A post-canister scrubber is typically a high-efficiency device having low capacity. Therefore, it is very important that the scrubber be completely purged of adsorbed hydrocarbons during each desorption cycle. In the prior art, there is not a means for determining the hydrocarbon level in an activated carbon device, nor for determining when desorption is complete. One approach would be to install a hydrocarbon sensor adjacent to the scrubber to measure the hydrocarbon content of purge air passing out of the scrubber and into the canister. This approach would add significantly to the cost of a vehicle.

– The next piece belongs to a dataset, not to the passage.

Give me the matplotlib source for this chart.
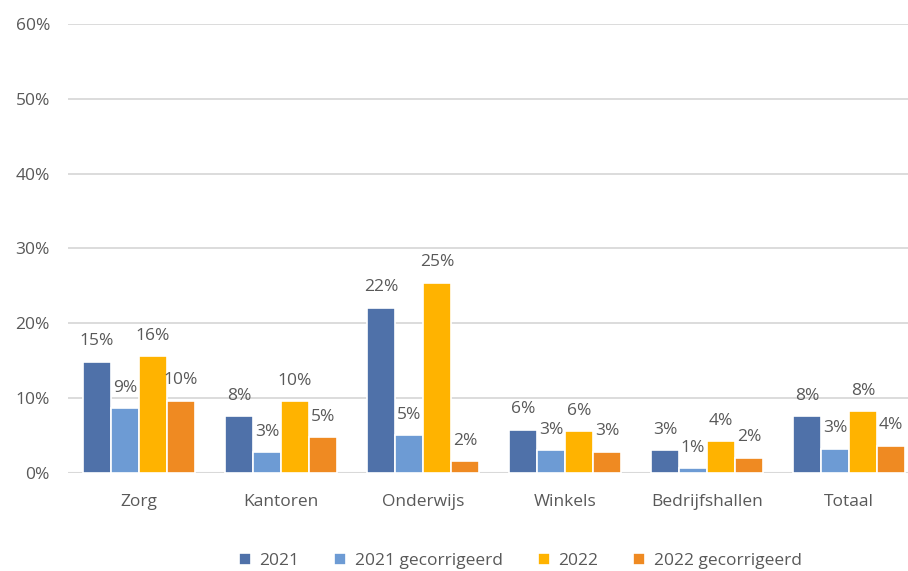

For some vehicles, as for example Hybrid vehicles, in order to meet PZEV standards for vehicle emissions, heating of a carbon scrubber and canister to allow efficient purging thereof is required. A carbon scrubber acts as a resistor when voltage is applied across it, causing the scrubber to heat up and thereby accelerating the purging of adsorbed hydrocarbons.
A disadvantage of electric heating of an adsorptive device is that it is wasteful of electricity, which makes it a significant power parasitic.
An additional disadvantage is that if the electric current is maintained after desorption of the scrubber and canister is complete, the temperature of the carbon in both adsorbers will continue to rise, thereby progressively reducing the desorption capacity of the hydrocarbon adsorption system while wasting additional electricity. Therefore, for both these reasons, it is desirable to shorten the period of desorptive heating to the minimum time required for completion.
What is needed in the art is method and apparatus for determining simply and reliably when desorption of an adsorber is complete, in order to be able to shut down the scrubber's heater at the minimum required heating period.
It is a principal object of the present invention to minimize the total electricity required for a desorption cycle of an electrically heated hydrocarbon canister and scrubber system.
It is a further object of the invention to shut down the heater at the earliest possible time, thereby presenting the coolest possible canister and scrubber for the next cycle of adsorption.